Eewa! – Colour of My Skin


Emma Kakololo

Sometimes it’s better to just sHut uPP!!!! And listen to yourself, that little voice in our head that we all take for granted. If you don’t know what I am talking about, I’m referring to our sub-conscience. We all have it, but it’s something that some of our African leaders have austerely ignored to date. I doubt even if some of them are aware of this little voice.

They say the softest pillow is a clear conscience – the one thing we all need and desire is to have peace of mind. This is what you get when you obey your little voice: self-content and a good night’s sleep without qualms.

Not long ago, I spent night upon night tossing and turning in my bed for not being able to sleep. I swear this has nothing to do with my conscience as I have promised myself to befriend my sub-conscience. I realised that when I’m in trouble it’s not only me who gets burnt – but both of us, me and myself, so I always strive to listen to me, this way I’m being myself.

However, the trouble I was in a couple of months ago was not caused by me, but rather someone else. I really blame some of our African leaders for what some of us black students must endure during our studies abroad: becoming subjects of race-based bigotry. This is what caused me to have sleepless nights during my 14 months abroad – the mere fact that my intellect was being judged based on the amount of melanin in my skin. Why should people think that because they are white they are clever and if the other person is black then they are dumb?

Like I said, the only postulation I could make out of this is that some of our African leaders are also to be blamed for why people from the West have such preconceived ideas about us. This is because most of them have been used by the West even to such an extent as to kill their own blood. This is something that someone with a brain would not dare do, not to mention someone with a conscience. History is there to prove it.

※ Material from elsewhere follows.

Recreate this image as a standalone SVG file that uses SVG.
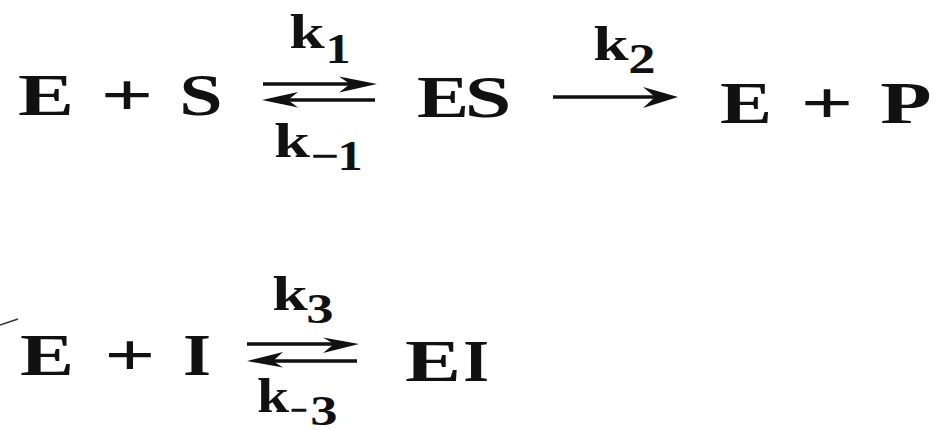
<svg xmlns="http://www.w3.org/2000/svg" width="932" height="430" viewBox="0 0 932 430">
  <style>
    .big { font-family: "Liberation Serif", "Times New Roman", serif; font-weight: bold; font-size: 60px; fill: #111; text-anchor: middle; }
    .k { font-family: "Liberation Serif", "Times New Roman", serif; font-weight: bold; font-size: 48px; fill: #111; text-anchor: middle; }
    .sub { font-family: "Liberation Serif", "Times New Roman", serif; font-weight: bold; font-size: 42px; fill: #111; text-anchor: middle; }
    .line { stroke: #111; stroke-width: 3.5; fill: none; }
    .head { fill: #111; stroke: none; }
  </style>
  <rect width="932" height="430" fill="#ffffff"/>

  <!-- Row 1 species -->
  <g id="E_plus_S">
    <text class="big" transform="translate(46,115) scale(1.4,1)">E</text>
    <text class="big" transform="translate(127,115) scale(1.55,1)">+</text>
    <text class="big" transform="translate(201,115) scale(1.3,1)">S</text>
  </g>
  <g id="ES">
    <text class="big" transform="translate(443,117) scale(1.3,1)">E</text>
    <text class="big" transform="translate(488,117) scale(1.4,1)">S</text>
  </g>
  <g id="E_plus_P">
    <text class="big" transform="translate(746,123) scale(1.3,1)">E</text>
    <text class="big" transform="translate(827,123) scale(1.55,1)">+</text>
    <text class="big" transform="translate(906,123) scale(1.4,1)">P</text>
  </g>

  <!-- Row 2 species -->
  <g id="E_plus_I">
    <text class="big" transform="translate(47,375) scale(1.35,1)">E</text>
    <text class="big" transform="translate(130,375) scale(1.5,1)">+</text>
    <text class="big" transform="translate(197,375) scale(1.2,1)">I</text>
  </g>
  <g id="EI">
    <text class="big" transform="translate(433,381) scale(1.4,1)">E</text>
    <text class="big" transform="translate(476,381) scale(1.1,1)">I</text>
  </g>

  <!-- Rate constant labels -->
  <g id="k1">
    <text class="k" transform="translate(307,48) scale(1.33,1)">k</text>
    <text class="sub" transform="translate(338,63) scale(1.2,1)">1</text>
  </g>
  <g id="k_minus1">
    <text class="k" transform="translate(292,157) scale(1.35,1)">k</text>
    <text class="sub" transform="translate(325,170) scale(1.2,1)">−</text>
    <text class="sub" transform="translate(350,170) scale(1.2,1)">1</text>
  </g>
  <g id="k2">
    <text class="k" transform="translate(611,60) scale(1.33,1)">k</text>
    <text class="sub" transform="translate(642,73) scale(1.3,1)">2</text>
  </g>
  <g id="k3">
    <text class="k" transform="translate(290,310) scale(1.33,1)">k</text>
    <text class="sub" transform="translate(320,323) scale(1.3,1)">3</text>
  </g>
  <g id="k_minus3">
    <text class="k" transform="translate(273,412) scale(1.2,1)">k</text>
    <text class="sub" transform="translate(299,424) scale(0.75,1)">−</text>
    <text class="sub" transform="translate(324,425) scale(1.3,1)">3</text>
  </g>

  <!-- Connectors -->
  <g id="connectors">
    <!-- E + S <=> ES -->
    <line class="line" x1="263" y1="84" x2="360" y2="84"/>
    <path class="head" d="M377,84 L339,76.5 L350,84 L339,92.5 Z"/>
    <line class="line" x1="280" y1="100" x2="375" y2="100"/>
    <path class="head" d="M262,100 L298,92 L288,100 L298,107.5 Z"/>
    <!-- ES -> E + P -->
    <line class="line" x1="553" y1="97" x2="660" y2="97"/>
    <path class="head" d="M678,97 L643,87 L655,97 L643,108 Z"/>
    <!-- E + I <=> EI -->
    <line class="line" x1="247" y1="344" x2="342" y2="344"/>
    <path class="head" d="M359,344 L323,337.5 L334,344 L323,353 Z"/>
    <line class="line" x1="265" y1="361" x2="357" y2="361"/>
    <path class="head" d="M247,361 L283,352 L273,361 L283,367.5 Z"/>
  </g>

  <!-- scan mark -->
  <path d="M0,325 L18,319" stroke="#333" stroke-width="1.5" fill="none"/>
</svg>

For example, in 1960 when Africa’s first elected president, Kwame Nkrumah of Ghana decided to market his country’s diamonds independently and bring development to his country, he was deposed in a coup. Similarly, when Prime Minister Lumumba – the first elected leader in the Congo – said in 1960 that he wanted to use his country’s diamonds for his country’s development, he was executed by his fellow Africans with the assistance of the CIA and Belgian Intelligence: his replacement, the corrupt dictator Mobutu Sese Seko, was funded by a secret diamond deal.

The same Mobutu also was used to bring suffering in Angola. The 27-year Angolan civil war was generally considered the largest Cold War conflict on the African continent and resulted in the deaths of over half a million people, some 86 000 maimed by land mines and tens of thousands displaced.

It is obvious that the United States of America’s links with the National Liberation Front of Angola (FNLA) were amongst others because of Mobutu’s good relations with the US. Related by marriage, Mobutu and Holden Roberto, former FNLA leader, had a close political relationship and Zaire was the principal channel for US covert involvement in Angola in 1975. Although it is believed that diamonds have been the Union for the Total Independence of Angola (UNITA)’s lifeblood since the late 1970s, it also received international funding, especially from the US. In 1988, Savimbi received US$30 million support from the US. Therefore it is no doubt that our intellect is judged according to the colour of our skin, because of our leaders… Eewa!